**WORK TO DO**
Nothing outside the lines from the one containing "Rebuild this chart" through the one containing "const yTicks = [-15, -10, -5, 0, 5, 10];" should be copied, and no pictures either. Copy those lines exactly.

Items from a data source
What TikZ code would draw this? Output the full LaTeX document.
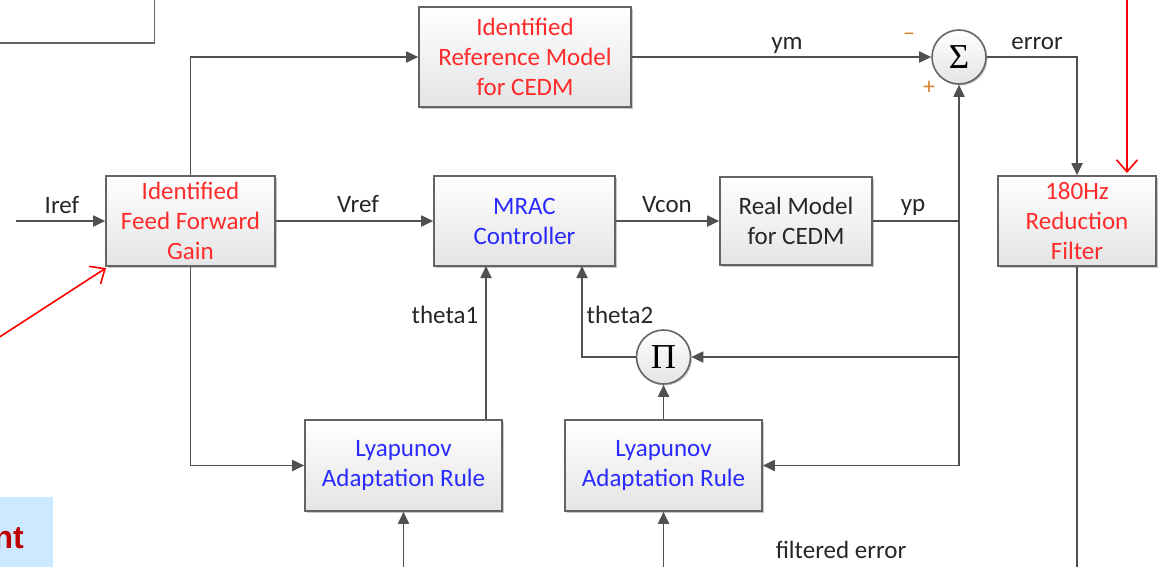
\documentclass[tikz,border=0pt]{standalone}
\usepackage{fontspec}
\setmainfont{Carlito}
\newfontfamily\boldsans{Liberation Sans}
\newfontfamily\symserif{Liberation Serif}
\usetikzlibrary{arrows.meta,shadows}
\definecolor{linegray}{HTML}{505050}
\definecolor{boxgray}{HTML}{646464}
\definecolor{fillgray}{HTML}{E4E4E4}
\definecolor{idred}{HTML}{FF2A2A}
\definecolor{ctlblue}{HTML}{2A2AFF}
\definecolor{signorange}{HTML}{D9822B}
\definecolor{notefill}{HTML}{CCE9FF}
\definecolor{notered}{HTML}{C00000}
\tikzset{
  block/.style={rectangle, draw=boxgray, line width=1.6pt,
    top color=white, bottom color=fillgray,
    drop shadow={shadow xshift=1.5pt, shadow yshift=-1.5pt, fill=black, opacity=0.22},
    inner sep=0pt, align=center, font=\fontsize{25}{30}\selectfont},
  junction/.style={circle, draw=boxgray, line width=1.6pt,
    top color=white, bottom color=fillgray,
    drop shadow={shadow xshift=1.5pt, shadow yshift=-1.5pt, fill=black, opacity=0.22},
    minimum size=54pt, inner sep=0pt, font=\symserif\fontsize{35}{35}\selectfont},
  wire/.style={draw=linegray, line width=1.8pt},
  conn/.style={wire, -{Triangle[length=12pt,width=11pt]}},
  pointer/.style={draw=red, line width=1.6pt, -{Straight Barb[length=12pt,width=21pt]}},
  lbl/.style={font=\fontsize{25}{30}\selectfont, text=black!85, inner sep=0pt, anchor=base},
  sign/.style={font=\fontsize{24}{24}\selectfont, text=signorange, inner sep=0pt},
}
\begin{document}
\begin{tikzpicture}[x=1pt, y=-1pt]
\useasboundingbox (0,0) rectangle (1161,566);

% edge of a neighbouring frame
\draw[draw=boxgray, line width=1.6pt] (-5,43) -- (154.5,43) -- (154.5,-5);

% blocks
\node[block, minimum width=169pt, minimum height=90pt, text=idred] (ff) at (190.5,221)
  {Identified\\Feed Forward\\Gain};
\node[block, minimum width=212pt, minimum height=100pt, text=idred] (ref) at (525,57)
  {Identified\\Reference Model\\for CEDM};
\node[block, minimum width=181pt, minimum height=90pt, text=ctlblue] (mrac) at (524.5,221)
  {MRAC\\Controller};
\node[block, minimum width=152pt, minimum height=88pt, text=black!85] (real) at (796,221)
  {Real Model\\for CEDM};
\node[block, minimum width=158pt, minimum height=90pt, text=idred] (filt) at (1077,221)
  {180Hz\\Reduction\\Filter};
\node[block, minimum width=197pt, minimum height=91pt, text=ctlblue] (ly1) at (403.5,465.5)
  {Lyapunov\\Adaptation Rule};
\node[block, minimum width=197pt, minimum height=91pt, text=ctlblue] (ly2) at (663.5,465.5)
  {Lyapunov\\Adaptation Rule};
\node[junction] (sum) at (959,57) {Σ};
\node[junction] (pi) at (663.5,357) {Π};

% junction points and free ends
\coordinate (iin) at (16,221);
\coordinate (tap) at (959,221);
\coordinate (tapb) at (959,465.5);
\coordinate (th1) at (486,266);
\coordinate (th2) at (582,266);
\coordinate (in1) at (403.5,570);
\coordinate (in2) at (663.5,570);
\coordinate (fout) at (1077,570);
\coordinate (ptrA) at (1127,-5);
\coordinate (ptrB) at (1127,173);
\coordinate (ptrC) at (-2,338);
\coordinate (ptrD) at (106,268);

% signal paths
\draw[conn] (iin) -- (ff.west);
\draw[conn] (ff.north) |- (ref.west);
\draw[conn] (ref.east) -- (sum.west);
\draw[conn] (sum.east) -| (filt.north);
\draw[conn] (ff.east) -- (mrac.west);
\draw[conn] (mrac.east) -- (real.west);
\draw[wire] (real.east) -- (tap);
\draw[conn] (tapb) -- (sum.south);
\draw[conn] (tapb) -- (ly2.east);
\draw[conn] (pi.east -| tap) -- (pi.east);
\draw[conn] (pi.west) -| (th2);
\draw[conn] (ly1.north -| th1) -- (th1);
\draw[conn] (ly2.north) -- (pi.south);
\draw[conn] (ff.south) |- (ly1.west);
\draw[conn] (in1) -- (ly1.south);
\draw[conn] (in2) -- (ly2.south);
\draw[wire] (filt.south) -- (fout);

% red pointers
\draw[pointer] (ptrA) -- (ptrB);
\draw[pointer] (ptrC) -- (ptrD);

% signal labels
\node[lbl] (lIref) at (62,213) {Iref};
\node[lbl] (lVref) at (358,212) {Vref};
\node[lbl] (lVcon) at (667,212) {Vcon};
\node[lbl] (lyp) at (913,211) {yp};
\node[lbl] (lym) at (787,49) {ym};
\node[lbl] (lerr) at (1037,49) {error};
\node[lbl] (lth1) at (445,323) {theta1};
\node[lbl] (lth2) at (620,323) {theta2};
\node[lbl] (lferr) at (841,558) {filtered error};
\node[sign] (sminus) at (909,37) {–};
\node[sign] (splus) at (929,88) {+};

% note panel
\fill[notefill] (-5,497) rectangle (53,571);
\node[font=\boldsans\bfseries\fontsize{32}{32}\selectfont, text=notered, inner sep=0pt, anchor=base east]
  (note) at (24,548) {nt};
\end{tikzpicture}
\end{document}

--

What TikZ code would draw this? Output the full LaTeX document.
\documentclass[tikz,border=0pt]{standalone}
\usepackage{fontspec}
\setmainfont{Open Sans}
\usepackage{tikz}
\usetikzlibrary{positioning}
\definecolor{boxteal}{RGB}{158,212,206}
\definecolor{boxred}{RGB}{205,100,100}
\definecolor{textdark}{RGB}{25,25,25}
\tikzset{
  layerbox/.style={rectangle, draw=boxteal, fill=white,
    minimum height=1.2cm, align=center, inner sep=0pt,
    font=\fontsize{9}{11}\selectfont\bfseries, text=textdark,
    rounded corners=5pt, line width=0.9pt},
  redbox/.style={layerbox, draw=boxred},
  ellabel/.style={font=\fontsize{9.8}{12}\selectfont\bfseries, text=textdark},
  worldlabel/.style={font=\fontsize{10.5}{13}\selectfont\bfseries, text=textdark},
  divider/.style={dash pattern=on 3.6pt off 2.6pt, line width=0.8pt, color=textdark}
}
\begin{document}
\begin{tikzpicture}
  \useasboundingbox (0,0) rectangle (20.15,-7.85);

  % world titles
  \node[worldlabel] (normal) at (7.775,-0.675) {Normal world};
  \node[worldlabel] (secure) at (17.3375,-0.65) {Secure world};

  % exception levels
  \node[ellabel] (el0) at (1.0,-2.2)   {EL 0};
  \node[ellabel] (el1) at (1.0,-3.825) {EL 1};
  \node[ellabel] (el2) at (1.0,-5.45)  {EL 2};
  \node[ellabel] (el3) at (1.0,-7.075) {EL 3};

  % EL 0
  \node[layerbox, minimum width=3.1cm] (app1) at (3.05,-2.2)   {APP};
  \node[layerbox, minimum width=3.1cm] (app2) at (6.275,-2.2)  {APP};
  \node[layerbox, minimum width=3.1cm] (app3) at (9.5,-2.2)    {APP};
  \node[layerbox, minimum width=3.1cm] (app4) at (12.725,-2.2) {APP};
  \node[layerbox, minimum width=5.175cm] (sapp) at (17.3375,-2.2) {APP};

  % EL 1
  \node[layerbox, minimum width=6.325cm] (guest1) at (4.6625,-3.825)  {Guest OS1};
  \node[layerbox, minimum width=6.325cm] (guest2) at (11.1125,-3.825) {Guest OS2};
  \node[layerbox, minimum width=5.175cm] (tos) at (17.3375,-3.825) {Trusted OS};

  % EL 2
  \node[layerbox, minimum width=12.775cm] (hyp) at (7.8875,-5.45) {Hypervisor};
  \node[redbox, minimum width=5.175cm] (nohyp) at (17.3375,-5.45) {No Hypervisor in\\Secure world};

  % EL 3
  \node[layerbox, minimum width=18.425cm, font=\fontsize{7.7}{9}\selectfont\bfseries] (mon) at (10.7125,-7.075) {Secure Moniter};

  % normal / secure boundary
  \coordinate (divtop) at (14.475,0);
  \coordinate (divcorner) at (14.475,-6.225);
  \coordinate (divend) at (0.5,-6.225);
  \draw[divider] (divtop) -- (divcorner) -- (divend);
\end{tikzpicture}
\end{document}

--

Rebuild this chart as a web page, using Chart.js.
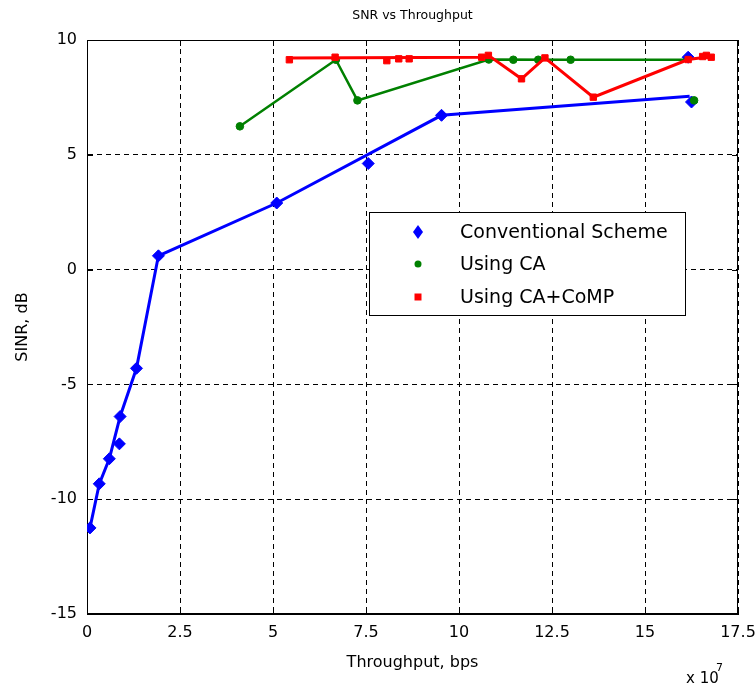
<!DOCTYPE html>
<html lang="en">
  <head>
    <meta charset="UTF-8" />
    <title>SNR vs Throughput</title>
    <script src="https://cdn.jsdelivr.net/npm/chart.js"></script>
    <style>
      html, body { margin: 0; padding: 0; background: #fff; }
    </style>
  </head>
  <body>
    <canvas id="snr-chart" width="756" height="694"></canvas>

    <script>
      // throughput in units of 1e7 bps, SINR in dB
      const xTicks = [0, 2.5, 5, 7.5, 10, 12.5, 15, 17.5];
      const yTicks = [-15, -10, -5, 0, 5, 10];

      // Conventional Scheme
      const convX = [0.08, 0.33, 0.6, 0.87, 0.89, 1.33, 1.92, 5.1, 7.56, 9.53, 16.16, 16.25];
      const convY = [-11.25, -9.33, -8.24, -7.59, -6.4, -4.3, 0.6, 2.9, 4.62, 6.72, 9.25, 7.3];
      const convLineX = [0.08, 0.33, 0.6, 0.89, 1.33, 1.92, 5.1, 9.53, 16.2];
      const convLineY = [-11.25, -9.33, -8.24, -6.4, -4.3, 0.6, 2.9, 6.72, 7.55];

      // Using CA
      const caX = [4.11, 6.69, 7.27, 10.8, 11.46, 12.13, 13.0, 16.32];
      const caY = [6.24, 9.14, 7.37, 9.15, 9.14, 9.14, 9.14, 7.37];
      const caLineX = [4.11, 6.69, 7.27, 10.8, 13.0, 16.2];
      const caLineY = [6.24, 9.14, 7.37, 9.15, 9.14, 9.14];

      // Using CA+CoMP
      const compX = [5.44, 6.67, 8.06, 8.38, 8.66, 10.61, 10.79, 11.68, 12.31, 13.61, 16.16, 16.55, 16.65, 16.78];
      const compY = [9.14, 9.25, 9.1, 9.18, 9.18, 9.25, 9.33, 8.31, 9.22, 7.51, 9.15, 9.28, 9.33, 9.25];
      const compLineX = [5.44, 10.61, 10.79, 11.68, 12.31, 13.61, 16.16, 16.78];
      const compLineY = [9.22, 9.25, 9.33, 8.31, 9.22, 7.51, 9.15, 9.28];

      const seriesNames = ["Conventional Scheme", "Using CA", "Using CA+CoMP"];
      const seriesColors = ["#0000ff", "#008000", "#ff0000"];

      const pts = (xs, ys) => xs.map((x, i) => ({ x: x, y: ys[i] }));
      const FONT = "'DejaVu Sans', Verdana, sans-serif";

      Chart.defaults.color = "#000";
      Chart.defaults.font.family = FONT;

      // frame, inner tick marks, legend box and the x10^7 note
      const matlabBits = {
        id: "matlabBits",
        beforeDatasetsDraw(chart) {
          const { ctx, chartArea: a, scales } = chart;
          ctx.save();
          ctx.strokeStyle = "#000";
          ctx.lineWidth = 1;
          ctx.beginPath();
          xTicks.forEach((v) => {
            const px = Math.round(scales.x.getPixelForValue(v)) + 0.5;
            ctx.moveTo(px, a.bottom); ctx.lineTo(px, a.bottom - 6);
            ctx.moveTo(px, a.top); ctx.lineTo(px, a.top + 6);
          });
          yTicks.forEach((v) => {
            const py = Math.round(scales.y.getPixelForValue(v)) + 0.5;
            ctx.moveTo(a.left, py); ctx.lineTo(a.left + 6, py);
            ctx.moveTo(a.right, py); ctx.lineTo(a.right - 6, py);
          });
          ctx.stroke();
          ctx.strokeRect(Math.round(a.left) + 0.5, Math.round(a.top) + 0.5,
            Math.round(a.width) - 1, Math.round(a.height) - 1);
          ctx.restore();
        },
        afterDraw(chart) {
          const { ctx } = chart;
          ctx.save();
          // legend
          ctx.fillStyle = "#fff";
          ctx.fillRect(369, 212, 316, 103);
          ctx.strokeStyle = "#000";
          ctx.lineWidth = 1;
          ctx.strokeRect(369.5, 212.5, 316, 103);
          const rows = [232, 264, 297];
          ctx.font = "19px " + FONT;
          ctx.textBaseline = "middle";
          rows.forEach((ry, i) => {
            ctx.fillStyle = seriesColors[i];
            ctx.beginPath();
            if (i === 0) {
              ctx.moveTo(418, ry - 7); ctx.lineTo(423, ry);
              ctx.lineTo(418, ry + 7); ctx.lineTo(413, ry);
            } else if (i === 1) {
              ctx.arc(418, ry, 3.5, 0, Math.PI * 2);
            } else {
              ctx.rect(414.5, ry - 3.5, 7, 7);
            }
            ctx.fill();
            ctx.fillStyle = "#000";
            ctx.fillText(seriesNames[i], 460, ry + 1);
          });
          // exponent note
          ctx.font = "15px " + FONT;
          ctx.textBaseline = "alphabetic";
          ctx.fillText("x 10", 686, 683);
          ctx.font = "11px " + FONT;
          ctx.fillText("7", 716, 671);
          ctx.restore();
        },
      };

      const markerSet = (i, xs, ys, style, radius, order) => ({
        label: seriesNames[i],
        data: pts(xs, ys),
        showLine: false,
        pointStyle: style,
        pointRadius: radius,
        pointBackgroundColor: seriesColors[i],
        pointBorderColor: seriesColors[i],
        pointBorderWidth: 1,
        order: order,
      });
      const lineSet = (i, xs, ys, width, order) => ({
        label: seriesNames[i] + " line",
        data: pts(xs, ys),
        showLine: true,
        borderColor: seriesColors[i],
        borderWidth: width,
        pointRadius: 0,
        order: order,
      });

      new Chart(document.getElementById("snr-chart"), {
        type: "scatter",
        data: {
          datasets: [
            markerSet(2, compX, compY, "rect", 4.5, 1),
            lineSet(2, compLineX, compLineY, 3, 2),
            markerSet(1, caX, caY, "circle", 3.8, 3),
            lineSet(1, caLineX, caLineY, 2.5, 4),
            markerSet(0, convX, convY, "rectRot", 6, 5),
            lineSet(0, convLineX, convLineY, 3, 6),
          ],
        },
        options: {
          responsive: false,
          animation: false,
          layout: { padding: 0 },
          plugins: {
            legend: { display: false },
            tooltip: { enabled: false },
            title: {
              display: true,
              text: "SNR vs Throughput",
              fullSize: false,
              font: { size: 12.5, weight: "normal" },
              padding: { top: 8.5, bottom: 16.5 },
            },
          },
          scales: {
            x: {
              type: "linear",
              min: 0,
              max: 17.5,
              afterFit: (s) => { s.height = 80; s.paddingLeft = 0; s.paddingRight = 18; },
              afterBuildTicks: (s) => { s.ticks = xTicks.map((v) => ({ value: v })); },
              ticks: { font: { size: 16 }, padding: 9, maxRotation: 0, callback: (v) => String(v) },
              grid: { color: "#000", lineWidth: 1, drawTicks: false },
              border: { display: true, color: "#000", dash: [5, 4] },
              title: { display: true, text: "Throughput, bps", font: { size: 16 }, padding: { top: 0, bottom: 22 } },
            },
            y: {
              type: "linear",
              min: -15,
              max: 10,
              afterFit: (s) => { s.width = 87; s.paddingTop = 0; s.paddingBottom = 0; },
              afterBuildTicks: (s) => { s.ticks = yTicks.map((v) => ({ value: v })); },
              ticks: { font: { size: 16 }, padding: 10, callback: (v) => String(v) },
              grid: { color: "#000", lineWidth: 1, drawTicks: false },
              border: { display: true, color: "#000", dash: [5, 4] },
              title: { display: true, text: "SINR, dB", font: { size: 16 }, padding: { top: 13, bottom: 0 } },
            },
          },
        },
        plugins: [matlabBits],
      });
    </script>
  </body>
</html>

**PROBLEM SOLUTION**
Rebuild this chart as a web page, using Chart.js.
<!DOCTYPE html>
<html lang="en">
  <head>
    <meta charset="UTF-8" />
    <title>SNR vs Throughput</title>
    <script src="https://cdn.jsdelivr.net/npm/chart.js"></script>
    <style>
      html, body { margin: 0; padding: 0; background: #fff; }
    </style>
  </head>
  <body>
    <canvas id="snr-chart" width="756" height="694"></canvas>

    <script>
      // throughput in units of 1e7 bps, SINR in dB
      const xTicks = [0, 2.5, 5, 7.5, 10, 12.5, 15, 17.5];
      const yTicks = [-15, -10, -5, 0, 5, 10];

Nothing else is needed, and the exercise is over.